Problem statement » Exactly the lines from the line containing "Reproduce this chart" through the line containing "from matplotlib.ticker import MultipleLocator" are to be echoed, with both included and pictures left out.

Supplied entries »
______
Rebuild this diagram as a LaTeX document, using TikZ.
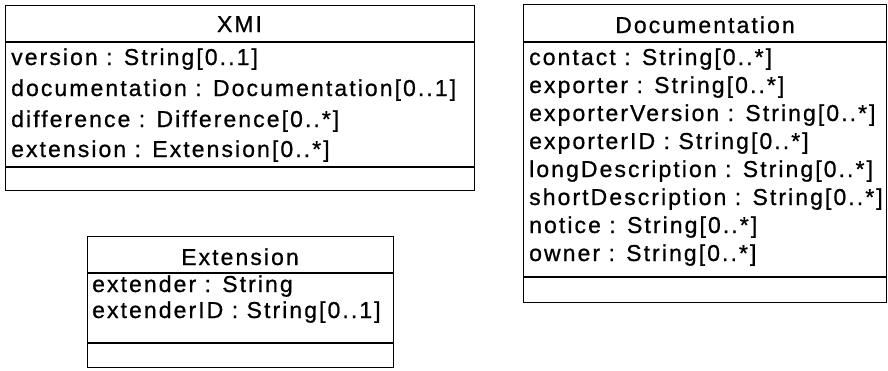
______
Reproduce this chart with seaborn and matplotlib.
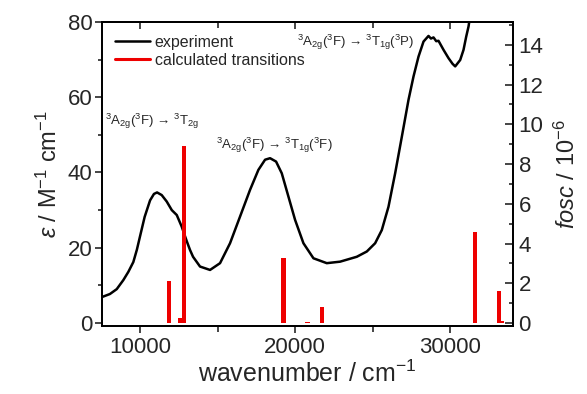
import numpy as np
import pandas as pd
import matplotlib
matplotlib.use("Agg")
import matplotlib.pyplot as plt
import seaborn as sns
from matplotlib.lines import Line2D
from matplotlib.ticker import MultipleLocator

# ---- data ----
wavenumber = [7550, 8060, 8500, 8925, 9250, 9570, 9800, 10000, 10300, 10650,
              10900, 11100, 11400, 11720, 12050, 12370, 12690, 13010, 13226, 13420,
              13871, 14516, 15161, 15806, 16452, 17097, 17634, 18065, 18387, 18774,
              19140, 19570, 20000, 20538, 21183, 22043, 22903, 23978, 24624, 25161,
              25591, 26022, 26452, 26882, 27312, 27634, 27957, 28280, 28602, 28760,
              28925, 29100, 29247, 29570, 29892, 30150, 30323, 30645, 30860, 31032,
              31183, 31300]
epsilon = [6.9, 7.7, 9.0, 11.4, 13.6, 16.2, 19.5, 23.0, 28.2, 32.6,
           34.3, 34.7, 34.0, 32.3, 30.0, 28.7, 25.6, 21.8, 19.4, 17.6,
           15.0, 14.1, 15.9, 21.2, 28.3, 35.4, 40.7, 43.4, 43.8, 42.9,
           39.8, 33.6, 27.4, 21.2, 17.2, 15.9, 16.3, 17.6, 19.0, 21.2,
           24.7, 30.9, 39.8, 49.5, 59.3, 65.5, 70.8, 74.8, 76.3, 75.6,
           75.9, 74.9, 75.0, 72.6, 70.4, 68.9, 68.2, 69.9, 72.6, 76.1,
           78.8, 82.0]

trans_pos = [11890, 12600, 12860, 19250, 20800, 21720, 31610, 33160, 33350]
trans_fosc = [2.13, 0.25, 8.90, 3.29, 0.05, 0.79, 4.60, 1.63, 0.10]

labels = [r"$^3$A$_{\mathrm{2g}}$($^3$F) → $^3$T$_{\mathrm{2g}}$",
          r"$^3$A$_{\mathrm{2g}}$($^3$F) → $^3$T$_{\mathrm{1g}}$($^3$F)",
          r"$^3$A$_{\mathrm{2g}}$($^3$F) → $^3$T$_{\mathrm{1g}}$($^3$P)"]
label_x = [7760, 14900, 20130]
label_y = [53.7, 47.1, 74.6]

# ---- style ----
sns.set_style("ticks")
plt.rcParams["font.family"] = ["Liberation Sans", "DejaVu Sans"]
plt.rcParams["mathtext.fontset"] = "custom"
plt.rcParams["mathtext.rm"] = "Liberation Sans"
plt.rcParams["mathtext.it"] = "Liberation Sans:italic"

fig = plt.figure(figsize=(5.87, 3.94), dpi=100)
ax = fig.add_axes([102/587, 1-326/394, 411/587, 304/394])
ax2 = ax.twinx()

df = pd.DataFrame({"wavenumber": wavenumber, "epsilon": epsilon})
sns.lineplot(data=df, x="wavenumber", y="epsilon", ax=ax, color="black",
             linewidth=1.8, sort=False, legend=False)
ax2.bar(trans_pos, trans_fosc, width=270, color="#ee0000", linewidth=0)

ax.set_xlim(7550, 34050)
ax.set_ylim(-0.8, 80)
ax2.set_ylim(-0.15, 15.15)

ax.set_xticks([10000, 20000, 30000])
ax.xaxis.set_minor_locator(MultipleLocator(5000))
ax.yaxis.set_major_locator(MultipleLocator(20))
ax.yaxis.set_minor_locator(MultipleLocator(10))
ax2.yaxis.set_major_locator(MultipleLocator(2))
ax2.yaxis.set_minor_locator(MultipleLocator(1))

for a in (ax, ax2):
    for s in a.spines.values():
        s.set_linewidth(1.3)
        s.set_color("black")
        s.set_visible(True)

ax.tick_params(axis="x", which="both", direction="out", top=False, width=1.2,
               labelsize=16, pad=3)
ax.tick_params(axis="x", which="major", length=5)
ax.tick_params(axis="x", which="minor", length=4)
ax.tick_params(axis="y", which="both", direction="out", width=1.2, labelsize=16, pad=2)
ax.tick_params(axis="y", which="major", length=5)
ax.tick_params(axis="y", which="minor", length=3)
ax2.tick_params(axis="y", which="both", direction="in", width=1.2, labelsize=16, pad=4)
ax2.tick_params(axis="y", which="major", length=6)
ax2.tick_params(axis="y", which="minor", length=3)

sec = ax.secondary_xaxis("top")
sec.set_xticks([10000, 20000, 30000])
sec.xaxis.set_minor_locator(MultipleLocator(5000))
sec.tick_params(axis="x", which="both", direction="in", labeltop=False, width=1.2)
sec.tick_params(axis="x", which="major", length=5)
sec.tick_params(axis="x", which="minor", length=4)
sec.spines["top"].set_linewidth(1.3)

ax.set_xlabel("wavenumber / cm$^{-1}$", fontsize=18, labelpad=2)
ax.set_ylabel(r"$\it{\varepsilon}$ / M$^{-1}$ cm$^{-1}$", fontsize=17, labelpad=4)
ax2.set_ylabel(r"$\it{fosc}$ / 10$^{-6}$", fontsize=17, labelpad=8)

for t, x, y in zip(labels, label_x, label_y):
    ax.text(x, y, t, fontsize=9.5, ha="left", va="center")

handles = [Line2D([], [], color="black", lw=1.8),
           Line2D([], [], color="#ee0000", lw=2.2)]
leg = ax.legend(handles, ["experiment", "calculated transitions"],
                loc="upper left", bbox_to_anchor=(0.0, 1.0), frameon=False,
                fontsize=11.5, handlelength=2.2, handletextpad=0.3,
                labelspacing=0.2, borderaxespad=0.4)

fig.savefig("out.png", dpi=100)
______
Right answer »
Reproduce this chart with seaborn and matplotlib.
import numpy as np
import pandas as pd
import matplotlib
matplotlib.use("Agg")
import matplotlib.pyplot as plt
import seaborn as sns
from matplotlib.lines import Line2D
from matplotlib.ticker import MultipleLocator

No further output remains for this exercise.